Whyte: Has speaking up impacted your professional career?
Kyle-Sidell: I don't know yet. In one sense, I have not felt qualms about it. For whatever reason, I trained in critical care and I was an ER doctor, and I think part of that allowed me to see it a little bit better. Because if you just received these patients in the ICU on breathing tubes, it's very hard to see this physiology. I was running around the hospital from the ER to the floors to the ICU, and I saw them in all stages of this disease. When you see them in all those different stages, you're able to see that something physiologically doesn't make sense. So, in a way, I do feel that somehow my training and my position, being in New York City, allowed me to see this. I have not felt any conflict about coming forward, per se. And I don't know what it will do for my career, but I hope that people know that I'm not doing this with any kind of— I'm not trying to stymie anything. It's really that I'm doing what I think is right.

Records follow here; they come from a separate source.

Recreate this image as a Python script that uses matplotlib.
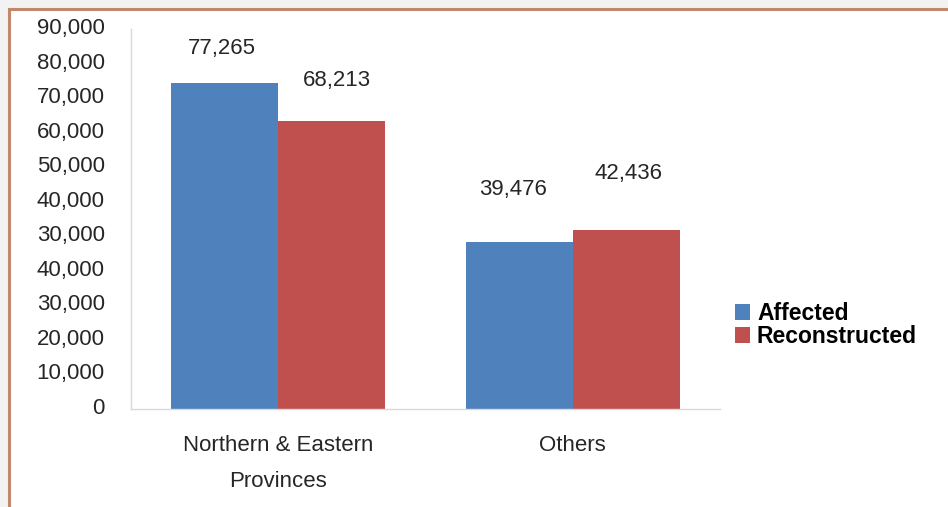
import numpy as np
import matplotlib
matplotlib.use("Agg")
import matplotlib.pyplot as plt
from matplotlib.patches import Rectangle
from matplotlib.lines import Line2D
from matplotlib.transforms import ScaledTranslation

categories = ["Northern & Eastern\nProvinces", "Others"]
affected = [77265, 39476]
reconstructed = [68213, 42436]
series_names = ["Affected", "Reconstructed"]
# the source chart shows these (odd) labels on 12 evenly spaced ticks from 0 to 90,000
ytick_labels = ["0", "10,000", "20,000", "30,000", "40,000", "30,000",
                "40,000", "50,000", "60,000", "70,000", "80,000", "90,000"]

BLUE = "#4F81BD"
RED = "#C0504D"
BORDER = "#C3876C"
TEXT = "#262626"
NUM_FONT = ["Liberation Sans Narrow", "Liberation Sans", "DejaVu Sans"]

W, H = 948, 507
fig = plt.figure(figsize=(W / 100, H / 100), dpi=100, facecolor="#f2f2f2")

# white page with the orange-brown frame on top and left
fig.patches.append(Rectangle((9 / W, 0), 1, 1 - 9 / H, transform=fig.transFigure,
                             facecolor="white", edgecolor="none", zorder=-5))
fig.lines.append(Line2D([8.5 / W, 1], [1 - 8.5 / H] * 2, transform=fig.transFigure,
                        color=BORDER, lw=2.2, zorder=-4))
fig.lines.append(Line2D([8.5 / W] * 2, [0, 1 - 8.5 / H], transform=fig.transFigure,
                        color=BORDER, lw=2.2, zorder=-4))

ax = fig.add_axes([131 / W, 1 - 409 / H, (720 - 131) / W, (409 - 29) / H])
ax.set_facecolor("none")

x = np.arange(len(categories))
w = 0.363
b1 = ax.bar(x - w / 2, affected, w, color=BLUE, label=series_names[0], zorder=2)
b2 = ax.bar(x + w / 2, reconstructed, w, color=RED, label=series_names[1], zorder=2)

ax.set_xlim(-0.5, 1.5)
ax.set_ylim(0, 90000)
ax.set_yticks(np.linspace(0, 90000, len(ytick_labels)))
ax.set_yticklabels(ytick_labels)
ax.set_xticks(x)
ax.set_xticklabels(categories, linespacing=1.9)

ax.tick_params(axis="y", length=0, pad=19)
ax.tick_params(axis="x", length=0, pad=19)

up = ScaledTranslation(0, 3 / 100, fig.dpi_scale_trans)
for lab in ax.get_yticklabels():
    lab.set_transform(lab.get_transform() + up)
for lab in ax.get_yticklabels() + ax.get_xticklabels():
    lab.set_family(NUM_FONT)
    lab.set_fontsize(16)
    lab.set_color(TEXT)

for s in ["top", "right"]:
    ax.spines[s].set_visible(False)
for s in ["left", "bottom"]:
    ax.spines[s].set_color("#D9D9D9")
    ax.spines[s].set_linewidth(1.0)

# value labels (offsets in pixels as placed in the source)
label_offsets = [(-3, 34), (5, 40), (-6, 53), (2, 56)]
bars = [b1[0], b2[0], b1[1], b2[1]]
for bar, (dx, dy) in zip(bars, label_offsets):
    v = bar.get_height()
    ax.annotate(f"{v:,.0f}", (bar.get_x() + bar.get_width() / 2, v),
                xytext=(dx, dy), textcoords="offset pixels",
                ha="center", va="center", fontsize=16, color=TEXT,
                family=NUM_FONT)

leg = fig.legend(handles=[b1, b2], loc="upper left",
                 bbox_to_anchor=(735 / W, 1 - 302 / H), frameon=False,
                 prop={"family": ["Liberation Sans", "DejaVu Sans"],
                       "weight": "bold", "size": 16.5},
                 handlelength=0.66, handleheight=0.66, handletextpad=0.3,
                 labelspacing=0.0, borderpad=0, borderaxespad=0)
for t in leg.get_texts():
    t.set_color("black")

fig.savefig("out.png", dpi=100, facecolor=fig.get_facecolor())
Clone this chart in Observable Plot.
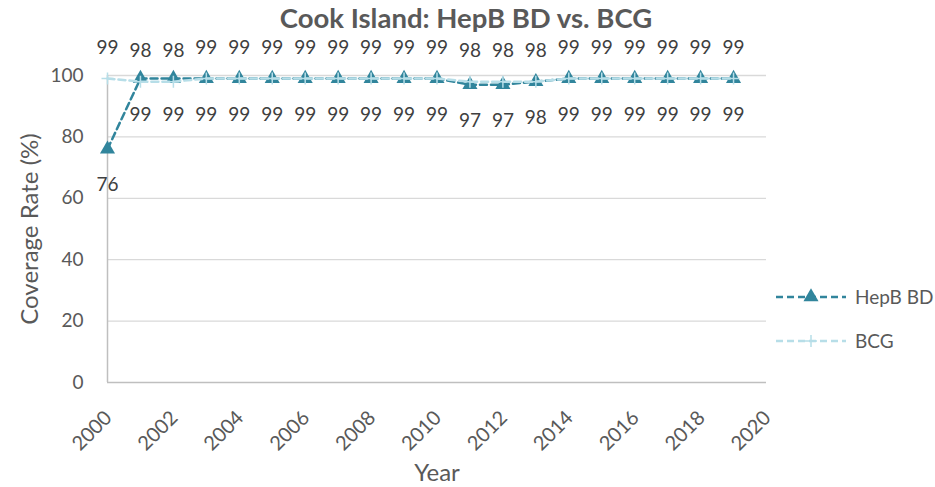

Whyte: What are the two things that we need to be doing right now to really address the mortality?
Kyle-Sidell: That goes back to your question of "if I am wrong." We are desperate now in the sense that everything we are doing does not seem to be working. So we've reached a point that most other diseases have not reached, where many physicians are willing to try anything that may help because so little seems to be helping. One of the reasons I speak up, and I hope people at the bedside speak up, is that I think there may be a disconnect between those who are seeing these patients directly, who are sensing that something is not quite right, and those brilliant people and researchers and administrators who are writing the protocols and working on finding answers. The first thing to do is see if we can admit that this is something new. I think it all starts from there. I think we have the kind of scientific technology and the human capital in this country to solve this or at least have a very good shot at it. I think the second thing is that whatever collaboration we can do with those who came before us—and by that, I mean the Chinese and the Italians and the Egyptians and whoever else has experienced this—if there's anything we can learn from them, I think we need to open up and be ready to receive their help.
Whyte: Dr Kyle-Sidell, I want to thank you for speaking up and sharing your story with us.
Kyle-Sidell: Thank you very much. I appreciate you allowing me to speak.
Whyte: I want to thank you for watching "Coronavirus in Context." I'm Dr John Whyte.